◆ Task to carry out ◆
In the listing that follows, retype every line from the first through the one containing "x = np.arange(len(channels))". Pictures are to be left out.

◆ Dataset extract ◆
■ ■ ■ ■ ■ ■ ■

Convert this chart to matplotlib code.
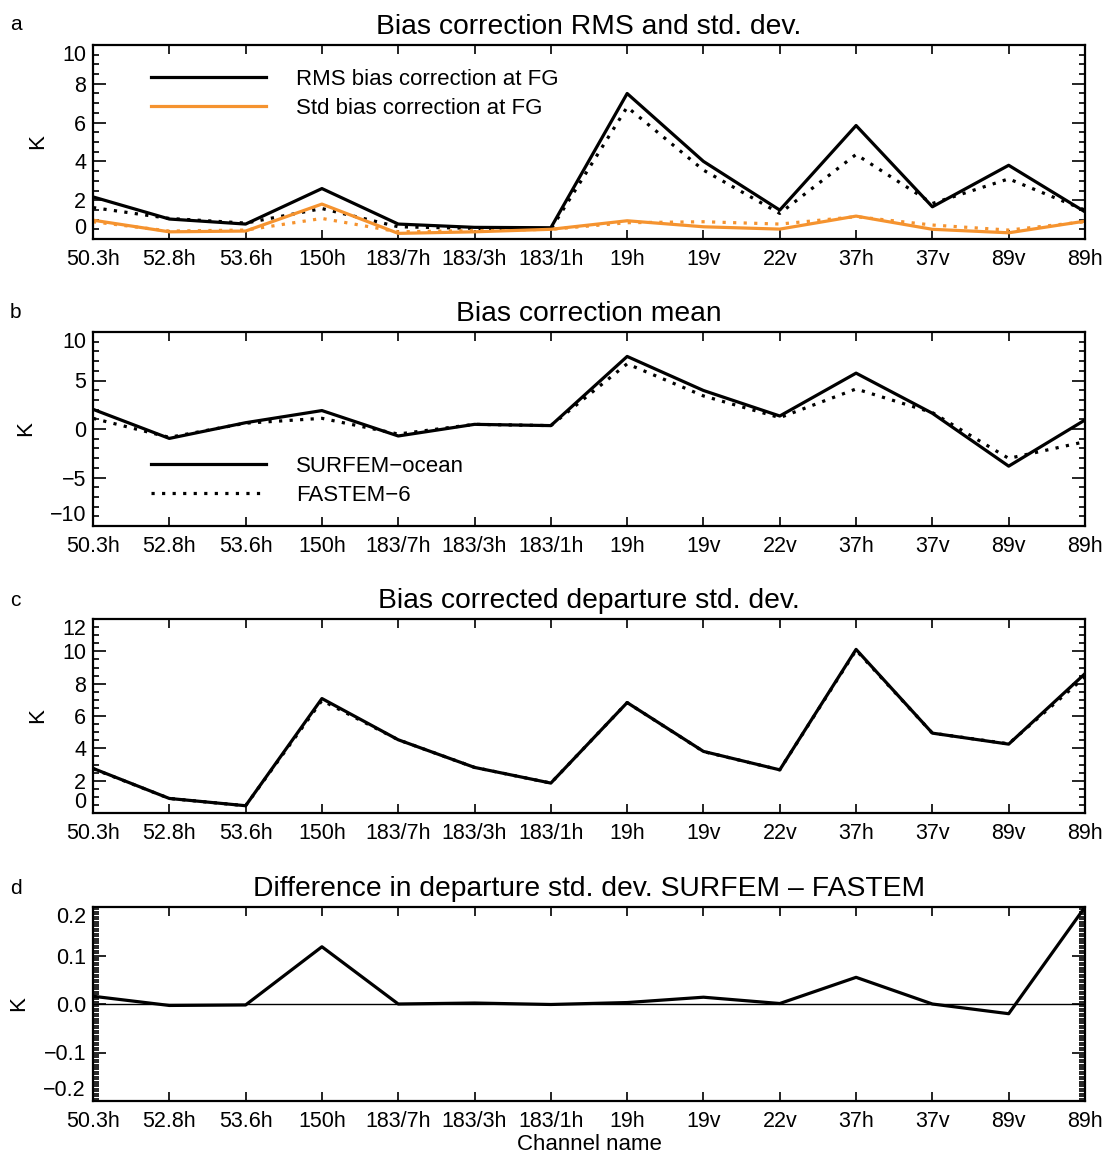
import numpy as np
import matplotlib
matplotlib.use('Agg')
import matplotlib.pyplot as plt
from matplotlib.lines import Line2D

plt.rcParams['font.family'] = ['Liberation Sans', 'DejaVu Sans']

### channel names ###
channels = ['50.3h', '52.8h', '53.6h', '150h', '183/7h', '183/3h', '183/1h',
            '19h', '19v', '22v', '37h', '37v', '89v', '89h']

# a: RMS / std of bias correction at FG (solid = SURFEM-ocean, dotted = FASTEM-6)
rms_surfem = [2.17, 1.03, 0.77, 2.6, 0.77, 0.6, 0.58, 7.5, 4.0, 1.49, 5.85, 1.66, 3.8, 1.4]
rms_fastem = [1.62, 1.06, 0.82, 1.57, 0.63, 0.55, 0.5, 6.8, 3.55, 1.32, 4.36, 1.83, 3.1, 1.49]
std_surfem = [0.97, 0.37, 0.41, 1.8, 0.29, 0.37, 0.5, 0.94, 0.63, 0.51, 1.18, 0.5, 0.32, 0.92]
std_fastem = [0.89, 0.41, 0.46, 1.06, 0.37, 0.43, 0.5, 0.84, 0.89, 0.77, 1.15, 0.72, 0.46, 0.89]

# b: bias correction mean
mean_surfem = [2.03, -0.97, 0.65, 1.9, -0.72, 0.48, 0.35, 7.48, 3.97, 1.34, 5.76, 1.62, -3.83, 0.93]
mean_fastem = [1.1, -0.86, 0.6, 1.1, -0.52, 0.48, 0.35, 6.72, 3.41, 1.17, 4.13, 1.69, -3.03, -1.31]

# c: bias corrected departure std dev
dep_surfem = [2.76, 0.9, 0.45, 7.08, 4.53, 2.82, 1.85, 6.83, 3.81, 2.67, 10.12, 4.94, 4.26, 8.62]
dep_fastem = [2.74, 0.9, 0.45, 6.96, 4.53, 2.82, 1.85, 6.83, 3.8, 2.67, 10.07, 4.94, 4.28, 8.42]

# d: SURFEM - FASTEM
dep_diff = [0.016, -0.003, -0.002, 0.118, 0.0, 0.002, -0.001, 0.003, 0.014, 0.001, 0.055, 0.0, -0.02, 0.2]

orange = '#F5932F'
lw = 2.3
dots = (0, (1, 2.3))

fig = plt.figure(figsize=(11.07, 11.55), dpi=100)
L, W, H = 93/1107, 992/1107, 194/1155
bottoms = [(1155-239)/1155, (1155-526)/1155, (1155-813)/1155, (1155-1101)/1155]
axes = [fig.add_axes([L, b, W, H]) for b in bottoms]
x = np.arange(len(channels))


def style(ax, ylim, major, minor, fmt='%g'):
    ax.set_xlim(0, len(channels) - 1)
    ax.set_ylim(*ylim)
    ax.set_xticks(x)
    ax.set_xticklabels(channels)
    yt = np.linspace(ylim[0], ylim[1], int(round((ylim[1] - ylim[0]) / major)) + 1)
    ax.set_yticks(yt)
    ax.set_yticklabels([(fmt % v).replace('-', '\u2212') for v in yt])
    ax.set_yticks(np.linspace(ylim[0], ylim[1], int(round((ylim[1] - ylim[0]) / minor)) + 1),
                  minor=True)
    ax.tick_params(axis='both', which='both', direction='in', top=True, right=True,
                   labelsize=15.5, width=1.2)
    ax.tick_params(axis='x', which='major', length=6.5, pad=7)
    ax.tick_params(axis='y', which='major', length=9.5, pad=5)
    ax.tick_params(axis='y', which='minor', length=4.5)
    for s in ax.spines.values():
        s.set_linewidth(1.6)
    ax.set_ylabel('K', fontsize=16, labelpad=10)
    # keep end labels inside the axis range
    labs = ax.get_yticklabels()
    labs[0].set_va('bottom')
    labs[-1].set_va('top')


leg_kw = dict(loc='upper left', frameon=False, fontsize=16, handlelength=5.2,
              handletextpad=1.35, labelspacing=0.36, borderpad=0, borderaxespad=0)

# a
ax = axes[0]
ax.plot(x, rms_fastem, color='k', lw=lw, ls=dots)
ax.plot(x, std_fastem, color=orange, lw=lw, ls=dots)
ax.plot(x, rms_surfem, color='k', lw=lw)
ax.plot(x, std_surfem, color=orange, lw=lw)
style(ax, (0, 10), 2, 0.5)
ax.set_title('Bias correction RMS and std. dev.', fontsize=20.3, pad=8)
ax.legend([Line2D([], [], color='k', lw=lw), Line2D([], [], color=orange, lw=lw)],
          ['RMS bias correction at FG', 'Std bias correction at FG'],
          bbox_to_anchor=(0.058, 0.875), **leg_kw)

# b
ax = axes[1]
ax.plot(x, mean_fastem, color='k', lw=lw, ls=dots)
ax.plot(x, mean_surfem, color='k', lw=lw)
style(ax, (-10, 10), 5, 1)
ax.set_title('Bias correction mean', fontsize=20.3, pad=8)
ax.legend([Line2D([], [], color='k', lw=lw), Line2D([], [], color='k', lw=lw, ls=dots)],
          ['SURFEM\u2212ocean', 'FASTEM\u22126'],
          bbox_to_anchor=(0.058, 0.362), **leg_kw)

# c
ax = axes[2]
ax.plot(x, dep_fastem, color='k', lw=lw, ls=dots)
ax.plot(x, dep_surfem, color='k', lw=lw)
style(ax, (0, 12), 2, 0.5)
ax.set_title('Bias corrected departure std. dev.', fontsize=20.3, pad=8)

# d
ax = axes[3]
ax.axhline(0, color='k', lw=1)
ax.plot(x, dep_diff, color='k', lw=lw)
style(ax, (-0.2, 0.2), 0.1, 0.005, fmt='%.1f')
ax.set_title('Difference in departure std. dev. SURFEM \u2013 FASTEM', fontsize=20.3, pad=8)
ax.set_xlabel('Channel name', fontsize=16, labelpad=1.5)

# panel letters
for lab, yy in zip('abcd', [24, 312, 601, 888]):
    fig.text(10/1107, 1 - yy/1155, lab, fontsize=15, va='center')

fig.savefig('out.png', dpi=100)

■ ■ ■ ■ ■ ■ ■

◆ Result of the exercise ◆
Convert this chart to matplotlib code.
import numpy as np
import matplotlib
matplotlib.use('Agg')
import matplotlib.pyplot as plt
from matplotlib.lines import Line2D

plt.rcParams['font.family'] = ['Liberation Sans', 'DejaVu Sans']

### channel names ###
channels = ['50.3h', '52.8h', '53.6h', '150h', '183/7h', '183/3h', '183/1h',
            '19h', '19v', '22v', '37h', '37v', '89v', '89h']

# a: RMS / std of bias correction at FG (solid = SURFEM-ocean, dotted = FASTEM-6)
rms_surfem = [2.17, 1.03, 0.77, 2.6, 0.77, 0.6, 0.58, 7.5, 4.0, 1.49, 5.85, 1.66, 3.8, 1.4]
rms_fastem = [1.62, 1.06, 0.82, 1.57, 0.63, 0.55, 0.5, 6.8, 3.55, 1.32, 4.36, 1.83, 3.1, 1.49]
std_surfem = [0.97, 0.37, 0.41, 1.8, 0.29, 0.37, 0.5, 0.94, 0.63, 0.51, 1.18, 0.5, 0.32, 0.92]
std_fastem = [0.89, 0.41, 0.46, 1.06, 0.37, 0.43, 0.5, 0.84, 0.89, 0.77, 1.15, 0.72, 0.46, 0.89]

# b: bias correction mean
mean_surfem = [2.03, -0.97, 0.65, 1.9, -0.72, 0.48, 0.35, 7.48, 3.97, 1.34, 5.76, 1.62, -3.83, 0.93]
mean_fastem = [1.1, -0.86, 0.6, 1.1, -0.52, 0.48, 0.35, 6.72, 3.41, 1.17, 4.13, 1.69, -3.03, -1.31]

# c: bias corrected departure std dev
dep_surfem = [2.76, 0.9, 0.45, 7.08, 4.53, 2.82, 1.85, 6.83, 3.81, 2.67, 10.12, 4.94, 4.26, 8.62]
dep_fastem = [2.74, 0.9, 0.45, 6.96, 4.53, 2.82, 1.85, 6.83, 3.8, 2.67, 10.07, 4.94, 4.28, 8.42]

# d: SURFEM - FASTEM
dep_diff = [0.016, -0.003, -0.002, 0.118, 0.0, 0.002, -0.001, 0.003, 0.014, 0.001, 0.055, 0.0, -0.02, 0.2]

orange = '#F5932F'
lw = 2.3
dots = (0, (1, 2.3))

fig = plt.figure(figsize=(11.07, 11.55), dpi=100)
L, W, H = 93/1107, 992/1107, 194/1155
bottoms = [(1155-239)/1155, (1155-526)/1155, (1155-813)/1155, (1155-1101)/1155]
axes = [fig.add_axes([L, b, W, H]) for b in bottoms]
x = np.arange(len(channels))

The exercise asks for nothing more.